§ **Task to carry out**:
Can you copy out the data exactly? Leave the images out.

§ **Given information**:

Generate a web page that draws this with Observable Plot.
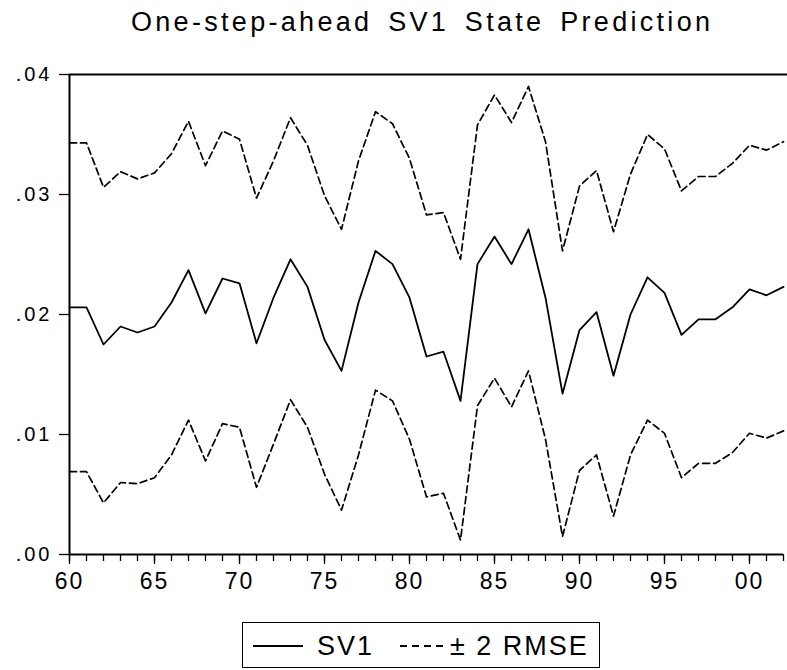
<!DOCTYPE html>
<html><head><meta charset="utf-8">
<script src="https://cdn.jsdelivr.net/npm/d3@7"></script>
<script src="https://cdn.jsdelivr.net/npm/@observablehq/plot@0.6"></script>
<style>
body{margin:0;background:#fff;font-family:"Liberation Sans",Arial,sans-serif;}
#wrap{position:relative;width:787px;height:670px;overflow:hidden;background:#fff;}
#title{position:absolute;left:131px;top:9px;white-space:nowrap;font-size:27px;line-height:27px;letter-spacing:3.3px;word-spacing:5px;color:#000;}
#chart{position:absolute;left:0;top:60px;}
#chart g[aria-label="y-axis tick label"] text{letter-spacing:3px;}
#chart g[aria-label="x-axis tick label"] text{letter-spacing:2px;}
#legend{position:absolute;left:242px;top:622px;width:358px;height:46px;border:1.5px solid #000;box-sizing:border-box;font-size:27px;line-height:27px;color:#000;}
#legend svg{position:absolute;left:0;top:0;}
#legend span{position:absolute;top:10px;white-space:nowrap;letter-spacing:2px;}
</style></head>
<body>
<div id="wrap">
  <div id="title">One-step-ahead SV1 State Prediction</div>
  <div id="chart"></div>
  <div id="legend">
    <svg width="356" height="44"><line x1="10" x2="60" y1="23" y2="23" stroke="#000" stroke-width="1.8"/><line x1="157" x2="200" y1="23" y2="23" stroke="#000" stroke-width="1.8" stroke-dasharray="7,5"/></svg>
    <span style="left:74px">SV1</span>
    <span style="left:207px">± 2 RMSE</span>
  </div>
</div>
<script>
const years = [1960,1961,1962,1963,1964,1965,1966,1967,1968,1969,1970,1971,1972,1973,1974,1975,1976,1977,1978,1979,1980,1981,1982,1983,1984,1985,1986,1987,1988,1989,1990,1991,1992,1993,1994,1995,1996,1997,1998,1999,2000,2001,2002];
const sv1 = [0.0206,0.0206,0.0175,0.0190,0.0185,0.0190,0.0210,0.0237,0.0201,0.0230,
             0.0226,0.0176,0.0214,0.0246,0.0223,0.0179,0.0153,0.0210,0.0253,0.0242,
             0.0214,0.0165,0.0169,0.0128,0.0242,0.0265,0.0242,0.0271,0.0214,0.0134,
             0.0187,0.0202,0.0149,0.0200,0.0231,0.0218,0.0183,0.0196,0.0196,0.0206,
             0.0221,0.0216,0.0223];
const upper = [0.0343,0.0343,0.0306,0.0319,0.0313,0.0318,0.0334,0.0361,0.0324,0.0353,
               0.0346,0.0297,0.0328,0.0364,0.0341,0.0299,0.0271,0.0328,0.0369,0.0359,
               0.0330,0.0283,0.0285,0.0246,0.0358,0.0383,0.0360,0.0390,0.0344,0.0253,
               0.0307,0.0320,0.0269,0.0317,0.0350,0.0338,0.0303,0.0315,0.0315,0.0326,
               0.0341,0.0337,0.0344];
const lower = [0.0069,0.0069,0.0043,0.0060,0.0059,0.0064,0.0083,0.0112,0.0078,0.0109,
               0.0106,0.0056,0.0092,0.0129,0.0106,0.0067,0.0037,0.0083,0.0137,0.0128,
               0.0096,0.0048,0.0051,0.0012,0.0124,0.0147,0.0123,0.0153,0.0096,0.0015,
               0.0070,0.0083,0.0032,0.0083,0.0112,0.0101,0.0064,0.0076,0.0076,0.0085,
               0.0101,0.0097,0.0103];
const xMajor = [1960,1965,1970,1975,1980,1985,1990,1995,2000];
const xTickLabels = ["60","65","70","75","80","85","90","95","00"];
const yTicks = [0,0.01,0.02,0.03,0.04];
const yTickLabels = [".00",".01",".02",".03",".04"];

const rows = years.map((y,i)=>({year:y, sv1:sv1[i], upper:upper[i], lower:lower[i]}));

const chart = Plot.plot({
  width: 787,
  height: 550,
  marginTop: 14,
  marginLeft: 69,
  marginRight: 4,
  marginBottom: 56,
  style: {fontFamily: '"Liberation Sans", Arial, sans-serif', color: "#000", background: "#fff", overflow: "visible"},
  x: {domain: [1960, 2002], label: null},
  y: {domain: [0, 0.04], label: null},
  marks: [
    Plot.axisX({ticks: years, tickSize: 7, tickFormat: () => "", strokeWidth: 1.3, label: null}),
    Plot.axisX({ticks: xMajor, tickSize: 10, tickPadding: 8, fontSize: 23, strokeWidth: 1.3, label: null,
                tickFormat: d => xTickLabels[xMajor.indexOf(d)]}),
    Plot.axisY({ticks: yTicks, tickSize: 10, tickPadding: 7, fontSize: 20, strokeWidth: 1.3, label: null,
                tickFormat: d => yTickLabels[yTicks.indexOf(d)]}),
    Plot.ruleX([1960], {stroke: "#000", strokeWidth: 2}),
    Plot.ruleY([0], {stroke: "#000", strokeWidth: 2}),
    Plot.ruleY([0.04], {stroke: "#000", strokeWidth: 2, insetRight: -4}),
    Plot.line(rows, {x: "year", y: "upper", stroke: "#000", strokeWidth: 1.7, strokeDasharray: "7,4"}),
    Plot.line(rows, {x: "year", y: "lower", stroke: "#000", strokeWidth: 1.7, strokeDasharray: "7,4"}),
    Plot.line(rows, {x: "year", y: "sv1", stroke: "#000", strokeWidth: 1.8})
  ]
});
document.getElementById("chart").appendChild(chart);
</script>
</body></html>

§ **Finished task**:
Generate a web page that draws this with Observable Plot.
<!DOCTYPE html>
<html><head><meta charset="utf-8">
<script src="https://cdn.jsdelivr.net/npm/d3@7"></script>
<script src="https://cdn.jsdelivr.net/npm/@observablehq/plot@0.6"></script>
<style>
body{margin:0;background:#fff;font-family:"Liberation Sans",Arial,sans-serif;}
#wrap{position:relative;width:787px;height:670px;overflow:hidden;background:#fff;}
#title{position:absolute;left:131px;top:9px;white-space:nowrap;font-size:27px;line-height:27px;letter-spacing:3.3px;word-spacing:5px;color:#000;}
#chart{position:absolute;left:0;top:60px;}
#chart g[aria-label="y-axis tick label"] text{letter-spacing:3px;}
#chart g[aria-label="x-axis tick label"] text{letter-spacing:2px;}
#legend{position:absolute;left:242px;top:622px;width:358px;height:46px;border:1.5px solid #000;box-sizing:border-box;font-size:27px;line-height:27px;color:#000;}
#legend svg{position:absolute;left:0;top:0;}
#legend span{position:absolute;top:10px;white-space:nowrap;letter-spacing:2px;}
</style></head>
<body>
<div id="wrap">
  <div id="title">One-step-ahead SV1 State Prediction</div>
  <div id="chart"></div>
  <div id="legend">
    <svg width="356" height="44"><line x1="10" x2="60" y1="23" y2="23" stroke="#000" stroke-width="1.8"/><line x1="157" x2="200" y1="23" y2="23" stroke="#000" stroke-width="1.8" stroke-dasharray="7,5"/></svg>
    <span style="left:74px">SV1</span>
    <span style="left:207px">± 2 RMSE</span>
  </div>
</div>
<script>
const years = [1960,1961,1962,1963,1964,1965,1966,1967,1968,1969,1970,1971,1972,1973,1974,1975,1976,1977,1978,1979,1980,1981,1982,1983,1984,1985,1986,1987,1988,1989,1990,1991,1992,1993,1994,1995,1996,1997,1998,1999,2000,2001,2002];
const sv1 = [0.0206,0.0206,0.0175,0.0190,0.0185,0.0190,0.0210,0.0237,0.0201,0.0230,
             0.0226,0.0176,0.0214,0.0246,0.0223,0.0179,0.0153,0.0210,0.0253,0.0242,
             0.0214,0.0165,0.0169,0.0128,0.0242,0.0265,0.0242,0.0271,0.0214,0.0134,
             0.0187,0.0202,0.0149,0.0200,0.0231,0.0218,0.0183,0.0196,0.0196,0.0206,
             0.0221,0.0216,0.0223];
const upper = [0.0343,0.0343,0.0306,0.0319,0.0313,0.0318,0.0334,0.0361,0.0324,0.0353,
               0.0346,0.0297,0.0328,0.0364,0.0341,0.0299,0.0271,0.0328,0.0369,0.0359,
               0.0330,0.0283,0.0285,0.0246,0.0358,0.0383,0.0360,0.0390,0.0344,0.0253,
               0.0307,0.0320,0.0269,0.0317,0.0350,0.0338,0.0303,0.0315,0.0315,0.0326,
               0.0341,0.0337,0.0344];
const lower = [0.0069,0.0069,0.0043,0.0060,0.0059,0.0064,0.0083,0.0112,0.0078,0.0109,
               0.0106,0.0056,0.0092,0.0129,0.0106,0.0067,0.0037,0.0083,0.0137,0.0128,
               0.0096,0.0048,0.0051,0.0012,0.0124,0.0147,0.0123,0.0153,0.0096,0.0015,
               0.0070,0.0083,0.0032,0.0083,0.0112,0.0101,0.0064,0.0076,0.0076,0.0085,
               0.0101,0.0097,0.0103];
const xMajor = [1960,1965,1970,1975,1980,1985,1990,1995,2000];
const xTickLabels = ["60","65","70","75","80","85","90","95","00"];
const yTicks = [0,0.01,0.02,0.03,0.04];
const yTickLabels = [".00",".01",".02",".03",".04"];

const rows = years.map((y,i)=>({year:y, sv1:sv1[i], upper:upper[i], lower:lower[i]}));

const chart = Plot.plot({
  width: 787,
  height: 550,
  marginTop: 14,
  marginLeft: 69,
  marginRight: 4,
  marginBottom: 56,
  style: {fontFamily: '"Liberation Sans", Arial, sans-serif', color: "#000", background: "#fff", overflow: "visible"},
  x: {domain: [1960, 2002], label: null},
  y: {domain: [0, 0.04], label: null},
  marks: [
    Plot.axisX({ticks: years, tickSize: 7, tickFormat: () => "", strokeWidth: 1.3, label: null}),
    Plot.axisX({ticks: xMajor, tickSize: 10, tickPadding: 8, fontSize: 23, strokeWidth: 1.3, label: null,
                tickFormat: d => xTickLabels[xMajor.indexOf(d)]}),
    Plot.axisY({ticks: yTicks, tickSize: 10, tickPadding: 7, fontSize: 20, strokeWidth: 1.3, label: null,
                tickFormat: d => yTickLabels[yTicks.indexOf(d)]}),
    Plot.ruleX([1960], {stroke: "#000", strokeWidth: 2}),
    Plot.ruleY([0], {stroke: "#000", strokeWidth: 2}),
    Plot.ruleY([0.04], {stroke: "#000", strokeWidth: 2, insetRight: -4}),
    Plot.line(rows, {x: "year", y: "upper", stroke: "#000", strokeWidth: 1.7, strokeDasharray: "7,4"}),
    Plot.line(rows, {x: "year", y: "lower", stroke: "#000", strokeWidth: 1.7, strokeDasharray: "7,4"}),
    Plot.line(rows, {x: "year", y: "sv1", stroke: "#000", strokeWidth: 1.8})
  ]
});
document.getElementById("chart").appendChild(chart);
</script>
</body></html>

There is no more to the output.